At time when the U.S. and Canada are pouring tens of billions of dollars into General Motors Corp. to give the bankrupt automaker a new lease on life, why is Mexico flying under the radar?
Last month, when Washington and Ottawa pledged to invest $60 billion in Detroit's biggest car company, Mexico a partner in NAFTA and an integrated North American auto industry was conspicuous by its absence at the negotiating table.
That's more than a little surprising when you consider that Mexico has overtaken Canada in production of GM vehicles, making such popular name plates as the Chevy Silverado and Suburban. Last year GM made a total of 504,858 vehicles at four assembly plants in Mexico; that's 9% higher than the 463,869 cars and light trucks produced by GM Canada.

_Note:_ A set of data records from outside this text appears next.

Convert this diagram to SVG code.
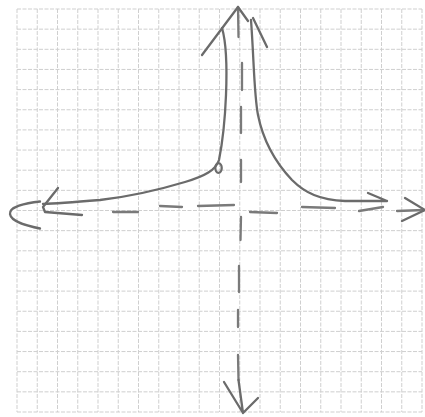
<svg xmlns="http://www.w3.org/2000/svg" width="425" height="417" viewBox="0 0 425 417">
<style>
.grid{stroke:#cfcfcf;stroke-width:1;fill:none;stroke-dasharray:4 1.5}
.pen{stroke:#6b6b6b;stroke-width:2.3;fill:none;stroke-linecap:round;stroke-linejoin:round}
.dash{stroke:#7a7a7a;stroke-width:2.3;fill:none;stroke-linecap:round}
</style>
<rect width="425" height="417" fill="#ffffff"/>
<g id="grid" class="grid">
<path d="M17,9V412M37.25,9V412M57.5,9V412M77.75,9V412M98,9V412M118.25,9V412M138.5,9V412M158.75,9V412M179,9V412M199.25,9V412M219.5,9V412M239.75,9V412M260,9V412M280.25,9V412M300.5,9V412M320.75,9V412M341,9V412M361.25,9V412M381.5,9V412M401.75,9V412M422,9V412"/>
<path d="M17,9H422M17,29.15H422M17,49.3H422M17,69.45H422M17,89.6H422M17,109.75H422M17,129.9H422M17,150.05H422M17,170.2H422M17,190.35H422M17,210.5H422M17,230.65H422M17,250.8H422M17,270.95H422M17,291.1H422M17,311.25H422M17,331.4H422M17,351.55H422M17,371.7H422M17,391.85H422M17,412H422"/>
</g>
<g id="y-axis">
<path class="dash" d="M238,7L238.5,37M242,63L242,90M241,107L241,133M241,160L241,182M241,217L240.5,240M239,266L239,292M238,310L238,327M238,355L238.5,380"/>
<path class="pen" d="M238.5,380L243,413M224,382L243,413L258,398"/>
</g>
<g id="x-axis">
<path class="dash" d="M113,212L138,212M160,206L182,207M198,206L234,205M250,212L277,213M302,207L335,208M359,211L383,207M397,211L424,210"/>
<path class="pen" d="M40,201.5C25,203 9,207 10,214C11,222 28,226 40,228.5"/>
<path class="pen" d="M405,198L425,210L402,221"/>
</g>
<g id="curve">
<path class="pen" d="M202,55L238,7L248,21M253,18L267,47"/>
<path class="pen" d="M222,28C227,45 227,70 226,95C225,120 223,140 219,160C216,170 205,176 185,182C165,188 135,196 100,200C75,202 55,203.5 43,204"/>
<path class="pen" d="M58,188L43,207L45,212L82,215"/>
<ellipse class="pen" cx="218.5" cy="168" rx="3.2" ry="4.8"/>
<path class="pen" d="M251,20C254,60 254,95 258,115C263,140 275,162 292,180C305,193 320,200 345,201L387,201M368,193L387,201"/>
</g>
</svg>
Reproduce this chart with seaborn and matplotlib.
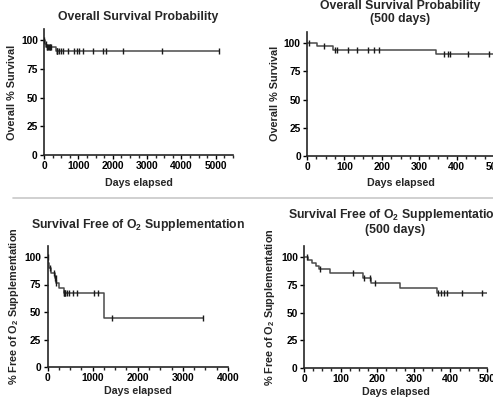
import matplotlib
matplotlib.use("Agg")
import matplotlib.pyplot as plt
from matplotlib.lines import Line2D
from matplotlib.ticker import MultipleLocator
import numpy as np
import pandas as pd
import seaborn as sns

# %% data

# overall survival: event times (days) and KM level after each event (%)
os_times = [0, 27, 70, 344]
os_surv = [100, 97.1, 94.1, 90.4]
os_censor = [5, 45, 76, 80, 110, 134, 164, 180, 193, 366, 378, 382, 430, 486, 540,
             700, 870, 960, 1020, 1135, 1440, 1710, 1790, 2290, 3440, 5100]

# survival free of O2 supplementation
o2_times = [0, 12, 22, 32, 42, 72, 160, 183, 262, 364, 1245]
o2_surv = [100, 97.4, 94.9, 92.3, 89.7, 85.3, 81.0, 76.8, 72.0, 67.3, 44.9]
o2_censor = [7, 45, 134, 165, 180, 194, 366, 375, 382, 392, 432, 487, 560, 650,
             1030, 1130, 1420, 3450]

ylabels = ["Overall % Survival", r"% Free of O$_\mathbf{2}$ Supplementation"]
titles = ["Overall Survival Probability",
          "Overall Survival Probability\n(500 days)",
          r"Survival Free of O$_\mathbf{2}$ Supplementation",
          "Survival Free of O$_\\mathbf{2}$ Supplementation\n(500 days)"]


def km_frames(times, surv, censor):
    end = max(censor)
    curve = pd.DataFrame({"days": list(times) + [end], "pct": list(surv) + [surv[-1]]})
    idx = np.searchsorted(times, censor, side="right") - 1
    marks = pd.DataFrame({"days": censor, "pct": np.asarray(surv)[idx]})
    return curve, marks


# %% style

sns.set_style("ticks")
plt.rcParams["font.family"] = ["Liberation Sans", "DejaVu Sans"]
plt.rcParams["font.weight"] = "bold"
plt.rcParams["mathtext.fontset"] = "custom"
plt.rcParams["mathtext.rm"] = "Liberation Sans:bold"
plt.rcParams["mathtext.bf"] = "Liberation Sans:bold"
plt.rcParams["axes.linewidth"] = 1.2
plt.rcParams["xtick.major.width"] = 1.0
plt.rcParams["ytick.major.width"] = 1.0
plt.rcParams["xtick.minor.width"] = 1.0
plt.rcParams["xtick.major.size"] = 3
plt.rcParams["ytick.major.size"] = 3
plt.rcParams["xtick.minor.size"] = 2.2
plt.rcParams["xtick.major.pad"] = 1.5
plt.rcParams["ytick.major.pad"] = 1.5

W, H = 493, 397
fig = plt.figure(figsize=(W / 100, H / 100), dpi=100)
fig.patch.set_facecolor("white")


def px_axes(left, right, top, bottom):
    return fig.add_axes([left / W, (H - bottom) / H, (right - left) / W, (bottom - top) / H])


panels = [
    dict(box=(44, 233, 29, 155), data=(os_times, os_surv, os_censor), xmax=5500,
         major=1000, minor=250, title=titles[0], pad=6.3, ylab=ylabels[0], xpad=4.5),
    dict(box=(307, 494, 31.7, 156), data=(os_times, os_surv, os_censor), xmax=500,
         major=100, minor=25, title=titles[1], pad=7.3, ylab=ylabels[0], xpad=4.5),
    dict(box=(47.5, 228, 246, 367), data=(o2_times, o2_surv, o2_censor), xmax=4000,
         major=1000, minor=250, title=titles[2], pad=13, ylab=ylabels[1], xpad=2),
    dict(box=(304, 487, 246, 368), data=(o2_times, o2_surv, o2_censor), xmax=500,
         major=100, minor=25, title=titles[3], pad=9.7, ylab=ylabels[1], xpad=2),
]

for p in panels:
    ax = px_axes(*p["box"])
    curve, marks = km_frames(*p["data"])
    sns.lineplot(data=curve, x="days", y="pct", drawstyle="steps-post", estimator=None,
                 sort=False, color="#4a4a4a", linewidth=1.1, ax=ax)
    sns.scatterplot(data=marks, x="days", y="pct", marker="|", s=14, color="#1a1a1a",
                    linewidth=1.0, ax=ax, zorder=3)
    ax.set_xlim(0, p["xmax"])
    ax.set_ylim(0, 110)
    ax.xaxis.set_major_locator(MultipleLocator(p["major"]))
    ax.xaxis.set_minor_locator(MultipleLocator(p["minor"]))
    ax.set_yticks([0, 25, 50, 75, 100])
    ax.tick_params(labelsize=7.4, colors="black")
    sns.despine(ax=ax)
    ax.set_title(p["title"], fontsize=8.8, fontweight="bold", pad=p["pad"], linespacing=1.1)
    ax.set_xlabel("Days elapsed", fontsize=7.7, fontweight="bold", labelpad=p["xpad"])
    ax.set_ylabel(p["ylab"], fontsize=7.8, fontweight="bold", labelpad=2.5)

fig.add_artist(Line2D([13 / W, 1.0], [(H - 197.5) / H] * 2, color="#c8c8c8", linewidth=1.2))

fig.savefig("out.png", dpi=100, facecolor="w")
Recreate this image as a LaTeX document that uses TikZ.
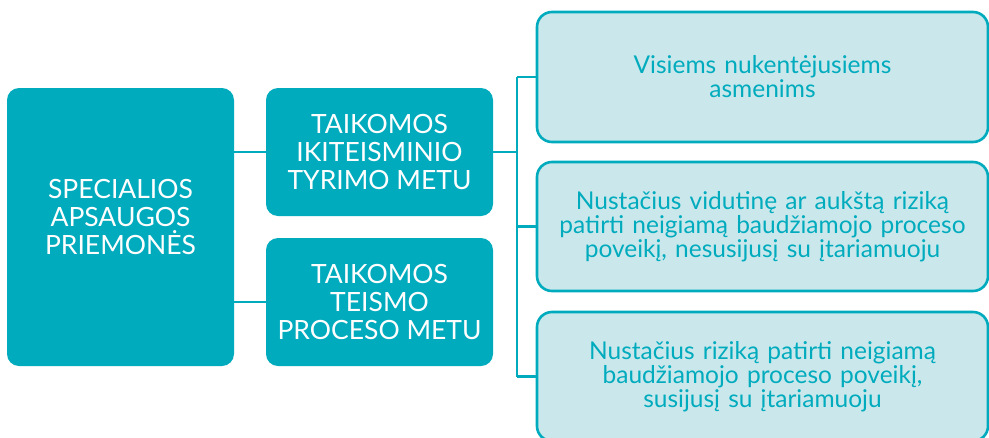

Why has Canada contributed $9.5 billion to the rescue of GM's operations north of the 49th parallel a figure that works out to an unprecedented $2.1 million for each of 4,400 assembly jobs it hopes to save while Mexico has sailed free? The short answer is that GM Mexico doesn't need a bailout because it's comfortably in the black. "If you have a profitable division at a time when the rest of your business is having a hard time, do you talk about it?" says analyst Pascual Francisco at IHS Global Insight in Lexington, Mass., referring to GM's decision to remain mum about the third wheel of its North American production base.
The reason GM Mexico has remained profitable while mounting losses have pushed the parent company's U.S., Canadian and European operations to the brink of disaster boils down to the lower cost of doing business in Mexico. GM and other automakers, including Ford and Chrysler, have managed to keep the cost of production south of the California and Texas borders at Third World levels, owing largely to Mexico's weak unions.
A typical line worker at a GM plant in Ramos Arizpe or Silao earns $2.80 per hour, a mere 10% of the $28 per hour (not including benefits) earned by his counterpart in Grand Rapids, Mich., or Oshawa, Ont. Add in GM's crushing legacy costs pension and health-care obligations to retirees which are only a minor consideration in Mexico, and it explains why the country is a cash cow.
"GM Mexico's profit on some vehicles is as high as $16,000 per unit," says Francisco. By contrast, it's not clear whether GM is presently making money at any of its U.S. or Canadian assembly plants.
With such a dramatic cost advantage to making cars in Mexico, it's no surprise that GM plans to max out production in that country as it struggles to shake off Chapter 11 bankruptcy protection and return to profitability.
About three-quarters of the 504,858 vehicles GM Mexico produced in 2008 were exported throughout the Americas and the Middle East. But the vast majority 68% of the total ended up being sold in the U.S. market. (Historically GM has profited by importing vehicles into its home market from Canada and Mexico by taking advantage of lower fixed costs.)
At the same time that GM plans to shutter plants from Jacksonville, Fla., to Indianapolis on the back of a $50 billion U.S. bailout, the car company is preparing to more than double Mexican output, from 344,099 this year to 822,498 by 2014.
Most of that increased output will end up in the U.S., but GM Canada may ultimately pay the highest price for the shift in production. The reason is that, going forward, slashing output in Oshawa its main production facility, located east of Toronto comes at a much lower political price than doing the same in the U.S., where the U.S. Treasury and United Auto Workers control nearly 80% of the new GM.
Yes, GM has promised to keep 16% of combined U.S.-Canada output north of Detroit, but unless its new models can win market share from Ford and Toyota, it will continue its painful slide into oblivion. Also, as GM continues to shrink at home, it can trim a proportionate amount of production in Oshawa without breaking its promise to the Canadian government. Early on July 8, GM reported a 34% decline in June sales, to 176,571 cars and light trucks, in its domestic market. Year-to-date sales have collapsed 41%, to 954,356 vehicles.
"There's no such thing as 100% protection," says Toronto analyst Dennis DesRosiers with DesRosiers Automotive Consultants, referring to GM's commitment to Canada. He notes that as Canada's total share of North American auto production has steadily declined since hitting a peak in 2000, Mexico's share has moved in the opposite direction.
Unless the new GM finds a quick path to prosperity, the billions of dollars invested in the company by Canada may soon end up being used, one way or another, to relocate production to Mexico.